— GIVEN PROBLEM —
Transcribe all of the data exactly. Omit the pictures.

— DATASET EXCERPT —
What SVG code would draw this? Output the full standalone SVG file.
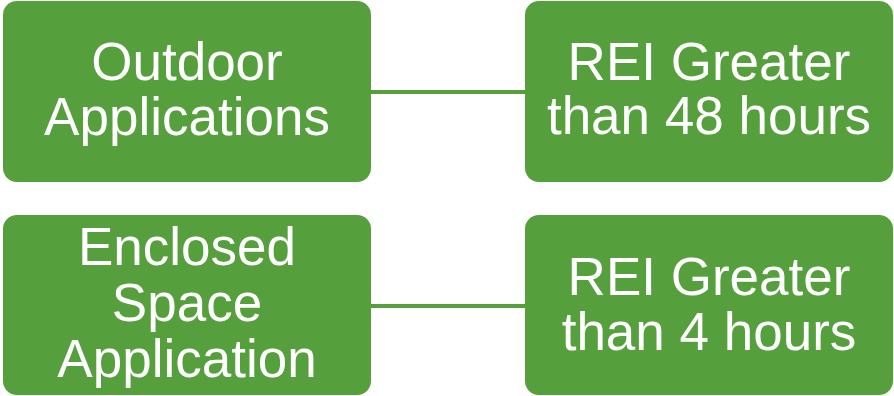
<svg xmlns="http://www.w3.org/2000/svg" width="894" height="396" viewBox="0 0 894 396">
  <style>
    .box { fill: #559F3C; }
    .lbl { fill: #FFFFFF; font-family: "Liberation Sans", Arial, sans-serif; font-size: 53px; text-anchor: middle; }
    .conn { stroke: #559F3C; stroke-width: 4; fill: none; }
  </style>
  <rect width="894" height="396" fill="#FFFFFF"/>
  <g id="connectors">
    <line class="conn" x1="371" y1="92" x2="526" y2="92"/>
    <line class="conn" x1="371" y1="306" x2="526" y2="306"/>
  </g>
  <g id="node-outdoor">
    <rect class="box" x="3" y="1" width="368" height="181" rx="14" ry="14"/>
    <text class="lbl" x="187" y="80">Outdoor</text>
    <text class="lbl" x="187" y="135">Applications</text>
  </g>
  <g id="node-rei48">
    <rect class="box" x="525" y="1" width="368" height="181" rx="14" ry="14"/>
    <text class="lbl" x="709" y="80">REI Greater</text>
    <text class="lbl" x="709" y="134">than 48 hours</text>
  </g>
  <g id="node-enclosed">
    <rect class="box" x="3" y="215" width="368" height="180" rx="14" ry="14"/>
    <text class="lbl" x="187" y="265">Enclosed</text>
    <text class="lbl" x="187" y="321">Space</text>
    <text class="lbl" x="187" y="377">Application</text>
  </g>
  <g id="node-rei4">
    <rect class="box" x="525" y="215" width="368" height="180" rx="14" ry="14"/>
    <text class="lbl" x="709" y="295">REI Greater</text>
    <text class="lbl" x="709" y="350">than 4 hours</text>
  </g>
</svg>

— RESPONSE FOR THIS EXERCISE —
What SVG code would draw this? Output the full standalone SVG file.
<svg xmlns="http://www.w3.org/2000/svg" width="894" height="396" viewBox="0 0 894 396">
  <style>
    .box { fill: #559F3C; }
    .lbl { fill: #FFFFFF; font-family: "Liberation Sans", Arial, sans-serif; font-size: 53px; text-anchor: middle; }
    .conn { stroke: #559F3C; stroke-width: 4; fill: none; }
  </style>
  <rect width="894" height="396" fill="#FFFFFF"/>
  <g id="connectors">
    <line class="conn" x1="371" y1="92" x2="526" y2="92"/>
    <line class="conn" x1="371" y1="306" x2="526" y2="306"/>
  </g>
  <g id="node-outdoor">
    <rect class="box" x="3" y="1" width="368" height="181" rx="14" ry="14"/>
    <text class="lbl" x="187" y="80">Outdoor</text>
    <text class="lbl" x="187" y="135">Applications</text>
  </g>
  <g id="node-rei48">
    <rect class="box" x="525" y="1" width="368" height="181" rx="14" ry="14"/>
    <text class="lbl" x="709" y="80">REI Greater</text>
    <text class="lbl" x="709" y="134">than 48 hours</text>
  </g>
  <g id="node-enclosed">
    <rect class="box" x="3" y="215" width="368" height="180" rx="14" ry="14"/>
    <text class="lbl" x="187" y="265">Enclosed</text>
    <text class="lbl" x="187" y="321">Space</text>
    <text class="lbl" x="187" y="377">Application</text>
  </g>
  <g id="node-rei4">
    <rect class="box" x="525" y="215" width="368" height="180" rx="14" ry="14"/>
    <text class="lbl" x="709" y="295">REI Greater</text>
    <text class="lbl" x="709" y="350">than 4 hours</text>
  </g>
</svg>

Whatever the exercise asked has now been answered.